Liberals are at least semi-intellectually honest in their beliefs about the role of government. Perhaps this is why they frustrate me less than conservatives. Conservatives claim not to follow trends, yet they are just as susceptible as liberals to the reigning political philosophy of our time, which might be summarized as: If it sounds good, the government should do it!

Government efforts at everything from ending poverty to stopping people from gambling away their houses have their roots here. It does not matter whether or not these efforts bear fruit. They sound so good. Shoring up our nation's morals sounds like a good thing. (Actually it is, as long as it is done by the private sector.) If web censorship is what it takes, then so be it. Our moral superiors will lecture us that, "It is the price we must pay."

The filtered web service which I cancelled was not involved in censorship. It could not have been. Only the government can ultimately shut down a web site. All the service was saying was that they would not transmit certain material. This is just as acceptable as someone forbidding cigarette smoking in their house, refusing to rent to couples living together out of wedlock, or a radio station refusing to broadcast Howard Stern.

No program is imposed by government on society at large, but by individuals or private entities in their own sphere of influence. People are free to smoke, fornicate, or listen to Stern's scatological blather elsewhere. Likewise, I had the option to change web providers, and I exercised it.

With a censored internet, you might still have the option to change providers, but your freedom to view what you wanted to view would be limited by force of law. And just as many victimless activities are illegal now, many web pages (such as those linked to above) would be verboten. Why? Because some pressure group somewhere got hot and bothered and proceeded to influence the right people to ban those pages.

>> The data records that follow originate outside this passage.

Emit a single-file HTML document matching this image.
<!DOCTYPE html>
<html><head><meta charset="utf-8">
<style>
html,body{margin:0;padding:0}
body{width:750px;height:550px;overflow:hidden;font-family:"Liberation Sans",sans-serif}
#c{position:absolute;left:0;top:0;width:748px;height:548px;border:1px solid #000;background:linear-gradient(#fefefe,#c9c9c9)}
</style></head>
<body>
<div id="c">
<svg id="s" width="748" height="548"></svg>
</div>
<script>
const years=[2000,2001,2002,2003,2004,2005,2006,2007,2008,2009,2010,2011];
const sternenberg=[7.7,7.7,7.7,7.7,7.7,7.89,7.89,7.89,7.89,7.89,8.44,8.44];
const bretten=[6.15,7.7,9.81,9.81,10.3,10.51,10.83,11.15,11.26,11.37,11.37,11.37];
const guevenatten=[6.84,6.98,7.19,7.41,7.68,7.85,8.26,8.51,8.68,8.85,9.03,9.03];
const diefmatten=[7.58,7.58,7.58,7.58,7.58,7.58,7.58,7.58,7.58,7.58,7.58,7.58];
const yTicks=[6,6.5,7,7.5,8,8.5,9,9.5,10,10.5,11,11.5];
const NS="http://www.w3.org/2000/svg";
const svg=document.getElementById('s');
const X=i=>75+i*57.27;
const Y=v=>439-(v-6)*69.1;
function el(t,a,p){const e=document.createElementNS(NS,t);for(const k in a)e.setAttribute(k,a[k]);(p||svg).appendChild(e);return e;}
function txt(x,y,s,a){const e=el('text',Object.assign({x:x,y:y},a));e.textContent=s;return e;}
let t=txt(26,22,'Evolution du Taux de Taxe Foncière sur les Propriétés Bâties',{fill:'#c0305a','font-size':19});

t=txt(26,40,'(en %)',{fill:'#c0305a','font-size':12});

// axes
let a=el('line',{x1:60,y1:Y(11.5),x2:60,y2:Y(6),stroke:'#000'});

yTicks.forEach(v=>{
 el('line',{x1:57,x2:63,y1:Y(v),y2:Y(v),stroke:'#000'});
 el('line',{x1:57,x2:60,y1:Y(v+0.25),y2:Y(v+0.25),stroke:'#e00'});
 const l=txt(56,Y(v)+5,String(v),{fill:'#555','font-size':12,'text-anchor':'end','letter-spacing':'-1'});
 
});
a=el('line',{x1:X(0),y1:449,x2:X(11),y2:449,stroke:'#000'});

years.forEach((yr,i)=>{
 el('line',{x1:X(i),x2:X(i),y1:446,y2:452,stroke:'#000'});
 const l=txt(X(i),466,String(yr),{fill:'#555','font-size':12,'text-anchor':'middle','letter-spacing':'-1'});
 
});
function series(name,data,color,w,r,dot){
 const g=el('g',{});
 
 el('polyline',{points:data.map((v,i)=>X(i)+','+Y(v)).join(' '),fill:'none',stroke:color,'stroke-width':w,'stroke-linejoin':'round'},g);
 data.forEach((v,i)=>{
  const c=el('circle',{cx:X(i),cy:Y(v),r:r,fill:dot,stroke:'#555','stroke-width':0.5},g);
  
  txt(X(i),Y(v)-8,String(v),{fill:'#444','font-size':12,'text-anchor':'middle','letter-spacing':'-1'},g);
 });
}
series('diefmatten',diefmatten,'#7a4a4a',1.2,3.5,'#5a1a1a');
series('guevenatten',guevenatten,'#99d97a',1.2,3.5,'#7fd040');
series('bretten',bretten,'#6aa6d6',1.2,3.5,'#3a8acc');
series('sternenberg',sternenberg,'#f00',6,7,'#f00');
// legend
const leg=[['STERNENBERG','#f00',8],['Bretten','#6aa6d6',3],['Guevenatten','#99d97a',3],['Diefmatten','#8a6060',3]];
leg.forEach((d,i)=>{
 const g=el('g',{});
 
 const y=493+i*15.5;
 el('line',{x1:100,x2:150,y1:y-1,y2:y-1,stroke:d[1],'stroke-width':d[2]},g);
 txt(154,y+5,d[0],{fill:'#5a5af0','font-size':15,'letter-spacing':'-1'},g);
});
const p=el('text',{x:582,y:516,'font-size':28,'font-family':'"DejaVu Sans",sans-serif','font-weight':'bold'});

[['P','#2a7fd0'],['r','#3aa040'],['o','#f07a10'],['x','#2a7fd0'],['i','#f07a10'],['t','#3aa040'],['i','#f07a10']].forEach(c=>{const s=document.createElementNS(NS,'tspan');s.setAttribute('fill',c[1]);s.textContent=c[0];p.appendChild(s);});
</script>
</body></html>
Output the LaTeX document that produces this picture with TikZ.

If one company can block certain web sites because certain clients do not like them, what would the government do if it had similar power? The Constitution is under daily assault by people who have sworn an oath to support and defend it. What are the ramifications for our Constitution if sites dedicated to the literal meaning of it are banned because of the fleeting passions of this or that interest group? Whatever they are, they are not good.

Either our Constitution means what it says, or it does not. "Interpreted" versions of it, whether from the ACLU or the Christian Coalition, trivialize its meaning. The internet is the greatest thing yet for firm believers in the Constitution to come together and to re-introduce others to this awesome document. Let us not succumb to the passions of the moment. Let us vigorously resist attempts to censor the internet.